Um dos mais nobres reconhecimentos na vida de um pesquisador médico é quando uma doença ou um microorganismo, ou mesmo uma área anatômica, recebem o seu nome.
Na literatura médica existe um grande número de situações deste tipo, ou seja, a atribuição de epônimos, sendo que muitos deles são conhecidos inclusive pelo mundo leigo. Alguns exemplos são a doença de Hodgkin, um tipo de linfoma que leva o nome do médico inglês Thomas Hodgkin que o descreveu, em 1832; a tireoidite de Hashimoto, uma doença da glândula tireóide; ou o mal de Alzheimer, que provoca perda de memória e pode evoluir para demência e que foi descrito por Alois Alzheimer em uma revista médica, em 1906. Muitas dessas homenagens, conforme mencionamos acima, devem-se à descrição de uma nova doença, ao entendimento de um conjunto obscuro de sintomas ou à introdução de um novo aparelho.

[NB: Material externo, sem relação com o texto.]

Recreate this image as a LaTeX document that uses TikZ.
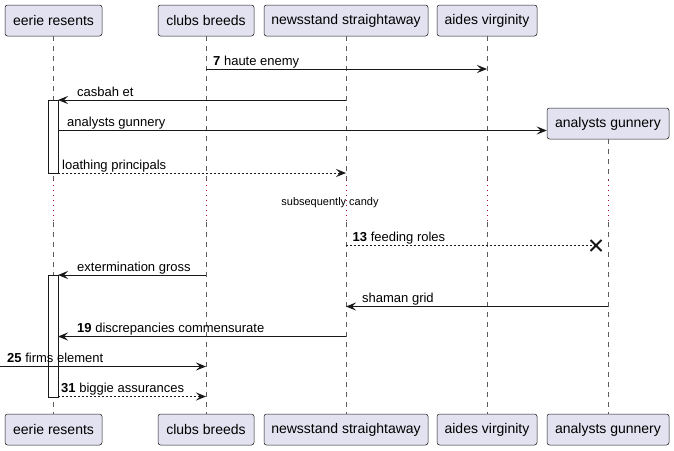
\documentclass[tikz,border=0pt]{standalone}
\usepackage{fontspec}
\setmainfont{Liberation Sans}
\usetikzlibrary{arrows.meta,calc}
\definecolor{partfill}{HTML}{E2E2F0}
\definecolor{partline}{HTML}{181818}
\definecolor{delayred}{HTML}{A80036}
\tikzset{
  part/.style={draw=partline, fill=partfill, line width=0.5pt, rounded corners=2.5pt,
    minimum height=31pt, inner sep=0pt, font=\fontsize{14}{16}\selectfont},
  life/.style={draw=partline!70, line width=0.5pt, dash pattern=on 5pt off 5pt},
  delayline/.style={draw=delayred, line width=0.8pt, dash pattern=on 1pt off 4pt},
  actbox/.style={draw=partline, fill=white, line width=1pt},
  msg/.style={draw=partline, line width=1pt, -{Stealth[length=10pt,width=8pt,inset=4pt]}},
  rmsg/.style={msg, dash pattern=on 2pt off 2pt},
  lbl/.style={anchor=base west, inner sep=0pt, font=\fontsize{13}{15}\selectfont},
  dlbl/.style={inner sep=0pt, font=\fontsize{11}{13}\selectfont},
}
\begin{document}
\begin{tikzpicture}[x=1pt,y=-1pt]
\useasboundingbox (0,0) rectangle (674,450);
% participants top
\node[part, minimum width=97pt] (erT) at (53.5,20.5) {eerie resents};
\node[part, minimum width=96pt] (cbT) at (206,20.5) {clubs breeds};
\node[part, minimum width=164pt] (nsT) at (346,20.5) {newsstand straightaway};
\node[part, minimum width=100pt] (avT) at (487,20.5) {aides virginity};
% participants bottom
\node[part, minimum width=97pt] (erB) at (53.5,429.5) {eerie resents};
\node[part, minimum width=96pt] (cbB) at (206,429.5) {clubs breeds};
\node[part, minimum width=164pt] (nsB) at (346,429.5) {newsstand straightaway};
\node[part, minimum width=100pt] (avB) at (487,429.5) {aides virginity};
\node[part, minimum width=122pt] (agB) at (608,429.5) {analysts gunnery};
% created participant
\node[part, minimum width=122pt] (agT) at (608,123.5) {analysts gunnery};
% delay rows
\coordinate (d1) at (0,180);
\coordinate (d2) at (0,222);
% lifelines
\foreach \t/\b in {erT/erB, cbT/cbB, nsT/nsB, avT/avB, agT/agB}{
  \draw[life] (\t.south) -- (\t.south |- d1);
  \draw[delayline] (\t.south |- d1) -- (\t.south |- d2);
  \draw[life] (\t.south |- d2) -- (\b.north);
}
% activation boxes
\draw[actbox] (48,100) rectangle (58,173);
\draw[actbox] (48,275) rectangle (58,397);
\coordinate (a1) at (58,0);
% message rows
\coordinate (m1) at (0,69);
\coordinate (m2) at (0,100);
\coordinate (m3) at (0,130.5);
\coordinate (m4) at (0,173);
\coordinate (m5) at (0,245.5);
\coordinate (m6) at (0,275);
\coordinate (m7) at (0,306.5);
\coordinate (m8) at (0,336.5);
\coordinate (m9) at (0,366.5);
\coordinate (m10) at (0,396.5);
\coordinate (xc) at (596,245.5);
% messages
\draw[msg] (cbT.south |- m1) -- (avT.south |- m1);
\node[lbl] (l1) at (213,65) {\textbf{7} haute enemy};
\draw[msg] (nsT.south |- m2) -- (a1 |- m2);
\node[lbl] (l2) at (77,96) {casbah et};
\draw[msg] (a1 |- m3) -- (agT.west |- m3);
\node[lbl] (l3) at (67,126.5) {analysts gunnery};
\draw[rmsg] (a1 |- m4) -- (nsT.south |- m4);
\node[lbl] (l4) at (62,169) {loathing principals};
\node[dlbl] (dl) at (330,203) {subsequently candy};
\draw[draw=partline, line width=1pt, dash pattern=on 2pt off 2pt] (nsT.south |- m5) -- (xc);
\draw[draw=partline, line width=2pt] ($(xc)+(-5.5,-5.5)$) -- ($(xc)+(5.5,5.5)$)
  ($(xc)+(-5.5,5.5)$) -- ($(xc)+(5.5,-5.5)$);
\node[lbl] (l5) at (352.5,241.5) {\textbf{13} feeding roles};
\draw[msg] (cbT.south |- m6) -- (a1 |- m6);
\node[lbl] (l6) at (77,271) {extermination gross};
\draw[msg] (agT.south |- m7) -- (nsT.south |- m7);
\node[lbl] (l7) at (362,302.5) {shaman grid};
\draw[msg] (nsT.south |- m8) -- (a1 |- m8);
\node[lbl] (l8) at (77,332.5) {\textbf{19} discrepancies commensurate};
\coordinate (left) at (0,366.5);
\draw[msg] (left) -- (cbT.south |- m9);
\node[lbl] (l9) at (7,362.5) {\textbf{25} firms element};
\draw[rmsg] (a1 |- m10) -- (cbT.south |- m10);
\node[lbl] (l10) at (61,392.5) {\textbf{31} biggie assurances};
\end{tikzpicture}
\end{document}
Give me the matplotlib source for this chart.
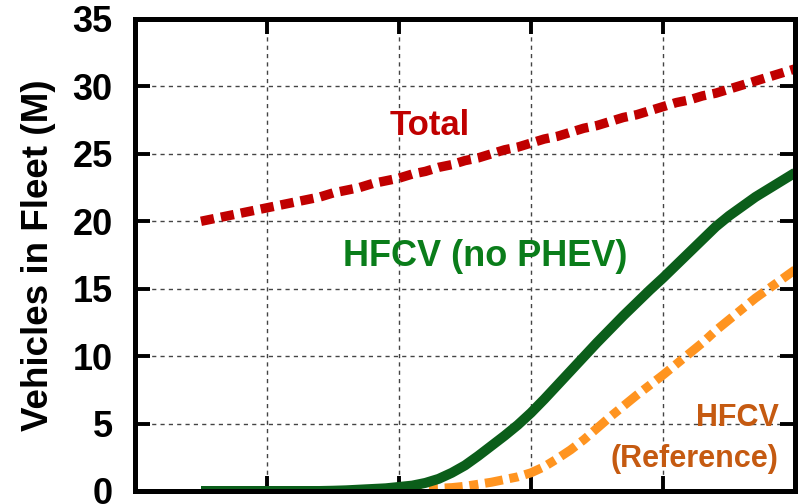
import matplotlib
matplotlib.use("Agg")
import matplotlib.pyplot as plt

years = list(range(2005, 2051))

total = [20.0, 20.2, 20.4, 20.6, 20.8, 21.0, 21.2, 21.4, 21.6, 21.8,
         22.1, 22.3, 22.5, 22.8, 23.0, 23.2, 23.5, 23.7, 24.0, 24.2,
         24.5, 24.7, 25.0, 25.3, 25.5, 25.8, 26.1, 26.3, 26.6, 26.9,
         27.1, 27.4, 27.7, 27.9, 28.2, 28.5, 28.8, 29.0, 29.3, 29.5,
         29.8, 30.1, 30.4, 30.7, 31.0, 31.3]

hfcv_no_phev = [0.0, 0.0, 0.0, 0.0, 0.0, 0.0, 0.0, 0.0, 0.0, 0.0,
                0.02, 0.05, 0.1, 0.15, 0.2, 0.3, 0.4, 0.6, 0.9, 1.35,
                1.9, 2.6, 3.35, 4.1, 4.9, 5.8, 6.8, 7.85, 8.9, 9.95,
                11.0, 12.0, 13.0, 13.95, 14.9, 15.8, 16.75, 17.7, 18.65, 19.6,
                20.4, 21.1, 21.8, 22.4, 23.0, 23.6]

hfcv_reference = [0.0, 0.0, 0.0, 0.0, 0.0, 0.0, 0.0, 0.0, 0.0, 0.0,
                  0.0, 0.0, 0.0, 0.02, 0.04, 0.06, 0.1, 0.15, 0.2, 0.25,
                  0.35, 0.5, 0.65, 0.85, 1.05, 1.35, 1.8, 2.4, 3.05, 3.8,
                  4.65, 5.5, 6.3, 7.1, 7.85, 8.6, 9.4, 10.2, 11.0, 11.9,
                  12.7, 13.5, 14.3, 15.0, 15.7, 16.4]

yticks = [0, 5, 10, 15, 20, 25, 30, 35]
xticks = [2010, 2020, 2030, 2040]

plt.rcParams['font.family'] = ['Liberation Sans', 'DejaVu Sans']
plt.rcParams['font.weight'] = 'bold'

fig = plt.figure(figsize=(8.01, 5.04), dpi=100)
ax = fig.add_axes([135/801, 1-491/504, (795-135)/801, (491-19)/504])

ax.plot(years, total, color='#C00000', lw=6.8, dashes=(1.4, 0.75),
        solid_capstyle='butt', dash_capstyle='butt', zorder=3)
ax.plot(years, hfcv_no_phev, color='#0B5E1A', lw=7.2,
        solid_capstyle='butt', solid_joinstyle='round', zorder=4)
ax.plot(years, hfcv_reference, color='#FF9420', lw=6.5,
        dashes=(2.0, 0.75, 1.0, 0.75), dash_capstyle='butt', zorder=3)

ax.set_xlim(2000, 2050)
ax.set_ylim(0, 35)
ax.set_xticks(xticks)
ax.set_xticklabels([])
ax.set_yticks(yticks)
ax.set_yticklabels([str(v) for v in yticks], fontsize=26, fontweight='bold')

for s in ax.spines.values():
    s.set_linewidth(3.6)
    s.set_zorder(6)

ax.tick_params(axis='both', direction='in', length=11, width=2.8,
               top=True, right=True, pad=16)
ax.grid(True, color='#444444', lw=1.0, ls=(0, (3, 3)), zorder=1)

ax.set_ylabel('Vehicles in Fleet (M)', fontsize=26.5, fontweight='bold',
              labelpad=12)

ax.text(2022.3, 27.1, 'Total', color='#C00000', fontsize=25,
        fontweight='bold', ha='center', va='center')
ax.text(2026.5, 17.4, 'HFCV (no PHEV)', color='#0A7D1A', fontsize=26,
        fontweight='bold', ha='center', va='center')
ax.text(2048.75, 5.4, 'HFCV', color='#C55A11', fontsize=22,
        fontweight='bold', ha='right', va='center')
ax.text(2048.75, 2.4, '(Reference)', color='#C55A11', fontsize=22,
        fontweight='bold', ha='right', va='center')

fig.savefig('out.png', dpi=100)
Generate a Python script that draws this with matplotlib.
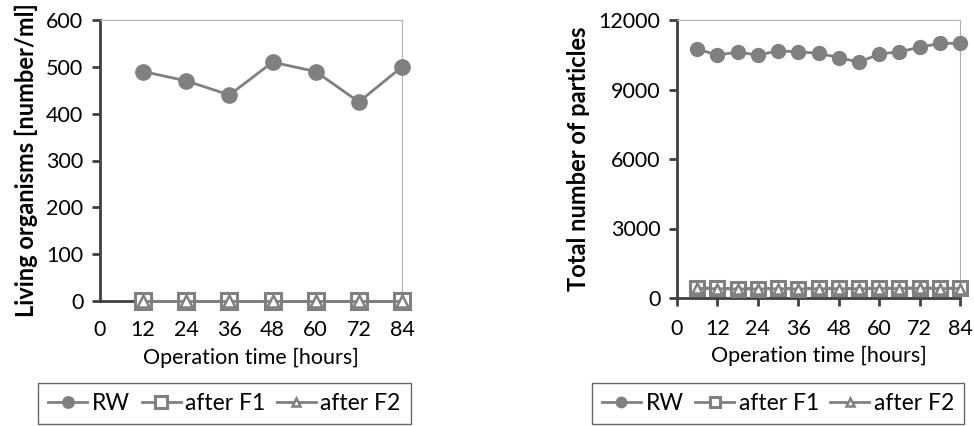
import matplotlib.pyplot as plt
import numpy as np

plt.rcParams['font.family'] = ['Lato', 'DejaVu Sans']

# left chart: living organisms
hours_a = [12, 24, 36, 48, 60, 72, 84]
rw_a = [490, 470, 440, 510, 490, 425, 500]
f1_a = [0, 0, 0, 0, 0, 0, 0]
f2_a = [0, 0, 0, 0, 0, 0, 0]

# right chart: total particles
hours_b = [6, 12, 18, 24, 30, 36, 42, 48, 54, 60, 66, 72, 78, 84]
rw_b = [10740, 10490, 10610, 10490, 10660, 10630, 10560, 10380, 10180,
        10530, 10630, 10820, 10990, 10990]
f1_b = [440, 420, 410, 410, 420, 410, 420, 420, 420, 430, 430, 440, 430, 430]
f2_b = [420, 400, 390, 390, 400, 390, 400, 400, 400, 410, 410, 420, 410, 410]

xticks = [0, 12, 24, 36, 48, 60, 72, 84]
line_c = '#808080'
spine_c = '#404040'

fig = plt.figure(figsize=(9.74, 4.26), dpi=100)
W, H = 974, 426


def make_axes(l, t, r, b):
    return fig.add_axes([l / W, 1 - b / H, (r - l) / W, (b - t) / H])


def style(ax, ylim, yticks, ylabel, ylabel_size, xtick_len, xpad):
    ax.set_xlim(0, 84)
    ax.set_ylim(*ylim)
    ax.set_xticks(xticks)
    ax.set_yticks(yticks)
    for s in ['top', 'right']:
        ax.spines[s].set_color('#b0b0b0')
        ax.spines[s].set_linewidth(0.8)
    for s in ['left', 'bottom']:
        ax.spines[s].set_color(spine_c)
        ax.spines[s].set_linewidth(2)
    ax.tick_params(axis='y', direction='out', length=6, width=2, color=spine_c,
                   labelsize=15.5, pad=6, labelcolor='black')
    ax.tick_params(axis='x', direction='out', length=xtick_len, width=2, color=spine_c,
                   labelsize=15.5, pad=xpad, labelcolor='black')
    ax.set_xlabel('Operation time [hours]', fontsize=15.5, labelpad=5)
    ax.set_ylabel(ylabel, fontsize=ylabel_size, fontweight='bold', labelpad=6)


def series(ax, x, rw, f1, f2, ms):
    ax.plot(x, rw, color=line_c, lw=2, marker='o', ms=ms, mfc=line_c, mec=line_c,
            label='RW', clip_on=False, zorder=3)
    ax.plot(x, f1, color=line_c, lw=2, marker='s', ms=ms, mfc='white', mec=line_c,
            mew=2.2, label='after F1', clip_on=False, zorder=3)
    ax.plot(x, f2, color=line_c, lw=2, marker='^', ms=ms - 2.5, mfc='white', mec=line_c,
            mew=1.8, label='after F2', clip_on=False, zorder=4)


ax1 = make_axes(100, 20, 402, 301)
series(ax1, hours_a, rw_a, f1_a, f2_a, 11)
style(ax1, (0, 600), range(0, 601, 100), 'Living organisms [number/ml]', 17, 0, 14)

ax2 = make_axes(677, 20, 960, 298)
series(ax2, hours_b, rw_b, f1_b, f2_b, 10)
style(ax2, (0, 12000), range(0, 12001, 3000), 'Total number of particles', 17, 6, 9)

for ax, x0, x1 in [(ax1, 33, 416), (ax2, 588, 968)]:
    leg = fig.legend(*ax.get_legend_handles_labels(), loc='center',
                     bbox_to_anchor=((x0 + x1) / 2 / W, 1 - 403.5 / H), ncol=3,
                     fontsize=16.5, frameon=True, fancybox=False, handlelength=1.7,
                     handletextpad=0.2, columnspacing=0.5, borderpad=0.45,
                     borderaxespad=0, markerscale=0.75)
    leg.get_frame().set_edgecolor('#404040')
    leg.get_frame().set_linewidth(1)

fig.savefig('out.png', dpi=100)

Ocasionalmente uma destas homenagens pode tornar-se um tributo embaraçoso, principalmente quando uma pesquisa mais apurada do passado médico do homenageado traz à luz a presença de situações negativas em sua vida. O caso em questão envolve a doença de origem ainda desconhecida que causa artrite, conjuntivite e alterações dermatológicas, conhecida como Síndrome de Reiter. Trata-se de um médico alemão que descreveu este conjunto de sintomas em um hospital militar alemão, em 1916. A denominação “doença de Reiter” passou a ser utilizada na literatura médica inglesa no início da década de 1940. Naquela altura Reiter já se havia tornado um adepto de Hitler. Recentemente, detalhes da carreira de Hans Conrad Reiter deixaram bem claro que ele esteve intensamente envolvido nas atrocidades nazistas, em uma dimensão bem maior do que se imaginava.
Dois reumatologistas da Universidade da Califórnia, em Los Angeles, obtiveram evidências adicionais de que o papel do Dr. Reiter, como líder nazista, passava pela aprovação de experimentos humanos em campos de concentração. Daniel Wallace e Michael Weisman praticam medicina no sul da Califórnia, na área metropolitana de Los Angeles, e passaram a se interessar pelo assunto quando alguns pacientes sobreviventes dos campos de concentração relatavam casos parecidos envolvendo o nome de Hans Reiter. O problema levantado pelos médicos em um dos números recentes do Journal of Clinical Rheumatology, e descrito no New York Times, é muito sério. O título do artigo deixa bem clara a constrangedora constatação: “Um criminoso de guerra merece a distinção eponímica? A vida dupla de Hans Reiter (1881-1969)”.
Qual o caminho a seguir? A Spondylitis Association of America, em que se insere a síndrome de Reiter, propõe que o nome “síndrome de Reiter” seja substituído por “síndrome da artrite reativa”. Editores de revistas devem sugerir o mesmo. No Brasil, estou escrevendo artigos para as revistas de Clínica Médica e de Reumatologia com o mesmo objetivo.
Acho que a prática secular de homenagear descobertas com epônimos deve continuar, sendo justificável quando uma descoberta original causa impacto, modifica curso de doenças, introduz novos recursos de identificação de problemas médicos e outros. No entanto, não pode haver dicotomia entre o lado ético e moral e o reconhecimento profissional.
Dr. Morton Scheinberg
Médico Clínico e Pesquisador
em Reumatologia e Imunologia
Referências:
Reiter H. Reiter Syndrome. Ger Med Monthly 2:346, 1957.
Wallace D. J., Weisman M.: Should a War Criminal be Rewarded with Eponymous Distinction. The Double Life of Hans Reiter. J Clin Rheumatol 6:49, 2000.